Copy from the first line below down to and including the line with "from bokeh.resources import INLINE". Skip the pictures.

━━━━━━━━━━━━━━━━━━━━━━━━━━━━━━

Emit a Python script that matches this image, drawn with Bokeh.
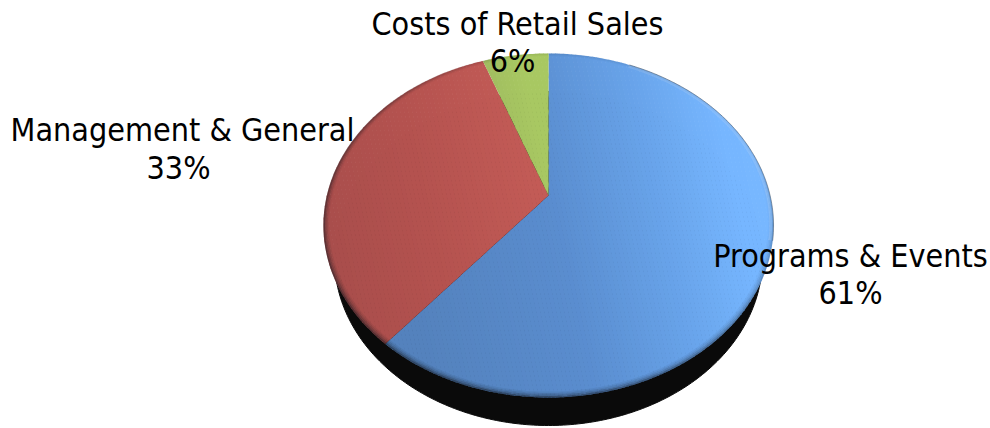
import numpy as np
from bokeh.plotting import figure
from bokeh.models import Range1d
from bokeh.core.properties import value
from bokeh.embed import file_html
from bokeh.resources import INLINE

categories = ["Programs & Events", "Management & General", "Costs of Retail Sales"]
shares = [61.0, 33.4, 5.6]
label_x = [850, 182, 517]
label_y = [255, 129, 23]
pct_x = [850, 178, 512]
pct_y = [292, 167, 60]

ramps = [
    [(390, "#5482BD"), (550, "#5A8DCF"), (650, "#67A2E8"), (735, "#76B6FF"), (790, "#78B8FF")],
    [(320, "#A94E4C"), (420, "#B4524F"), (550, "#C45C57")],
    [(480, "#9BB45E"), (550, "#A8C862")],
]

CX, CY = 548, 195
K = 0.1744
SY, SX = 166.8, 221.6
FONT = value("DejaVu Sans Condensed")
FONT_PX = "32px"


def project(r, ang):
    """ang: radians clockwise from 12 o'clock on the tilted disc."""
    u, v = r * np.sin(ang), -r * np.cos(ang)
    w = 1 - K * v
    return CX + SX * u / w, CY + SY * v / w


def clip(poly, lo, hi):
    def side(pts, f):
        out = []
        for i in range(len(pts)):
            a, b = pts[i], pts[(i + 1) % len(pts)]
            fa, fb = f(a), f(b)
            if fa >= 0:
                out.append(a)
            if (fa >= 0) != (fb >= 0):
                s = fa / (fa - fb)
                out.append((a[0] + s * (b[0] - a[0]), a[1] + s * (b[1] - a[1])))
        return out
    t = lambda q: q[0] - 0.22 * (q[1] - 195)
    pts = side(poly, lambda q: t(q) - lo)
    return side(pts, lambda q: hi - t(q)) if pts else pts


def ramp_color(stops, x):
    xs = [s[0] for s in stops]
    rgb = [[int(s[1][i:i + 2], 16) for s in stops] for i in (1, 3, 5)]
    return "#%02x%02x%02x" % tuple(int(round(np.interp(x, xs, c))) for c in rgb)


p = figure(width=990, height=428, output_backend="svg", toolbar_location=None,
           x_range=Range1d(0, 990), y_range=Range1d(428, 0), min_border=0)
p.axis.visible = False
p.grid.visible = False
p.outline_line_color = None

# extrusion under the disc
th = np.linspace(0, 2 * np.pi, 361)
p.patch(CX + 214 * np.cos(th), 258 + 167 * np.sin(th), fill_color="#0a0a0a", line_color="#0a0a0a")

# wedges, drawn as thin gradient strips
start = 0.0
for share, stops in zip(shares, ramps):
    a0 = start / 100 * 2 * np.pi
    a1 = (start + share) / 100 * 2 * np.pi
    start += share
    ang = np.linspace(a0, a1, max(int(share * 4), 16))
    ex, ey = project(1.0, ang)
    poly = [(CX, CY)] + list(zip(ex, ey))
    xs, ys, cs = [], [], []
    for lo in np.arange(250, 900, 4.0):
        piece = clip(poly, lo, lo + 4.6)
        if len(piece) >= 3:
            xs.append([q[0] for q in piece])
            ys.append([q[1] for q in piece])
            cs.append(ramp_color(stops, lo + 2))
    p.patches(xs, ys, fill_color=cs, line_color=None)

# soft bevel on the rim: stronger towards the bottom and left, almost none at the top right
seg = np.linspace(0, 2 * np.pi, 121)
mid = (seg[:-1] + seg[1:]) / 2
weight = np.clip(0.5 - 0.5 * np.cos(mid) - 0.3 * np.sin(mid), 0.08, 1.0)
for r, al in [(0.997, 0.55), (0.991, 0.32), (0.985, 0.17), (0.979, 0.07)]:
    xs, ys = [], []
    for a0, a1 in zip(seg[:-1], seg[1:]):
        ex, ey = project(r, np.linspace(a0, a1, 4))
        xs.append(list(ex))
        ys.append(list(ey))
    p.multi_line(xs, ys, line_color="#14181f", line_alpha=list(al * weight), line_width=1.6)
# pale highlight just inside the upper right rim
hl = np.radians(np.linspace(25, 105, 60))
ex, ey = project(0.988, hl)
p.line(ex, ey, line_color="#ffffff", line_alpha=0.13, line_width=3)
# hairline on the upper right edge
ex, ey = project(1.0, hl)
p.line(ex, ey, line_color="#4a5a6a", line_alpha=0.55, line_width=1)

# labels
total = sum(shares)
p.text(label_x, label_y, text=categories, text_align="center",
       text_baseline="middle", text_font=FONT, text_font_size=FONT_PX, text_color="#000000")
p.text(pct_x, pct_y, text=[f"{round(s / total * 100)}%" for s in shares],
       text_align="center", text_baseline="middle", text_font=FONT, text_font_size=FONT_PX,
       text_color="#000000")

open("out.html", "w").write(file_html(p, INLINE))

━━━━━━━━━━━━━━━━━━━━━━━━━━━━━━

# Response
Emit a Python script that matches this image, drawn with Bokeh.
import numpy as np
from bokeh.plotting import figure
from bokeh.models import Range1d
from bokeh.core.properties import value
from bokeh.embed import file_html
from bokeh.resources import INLINE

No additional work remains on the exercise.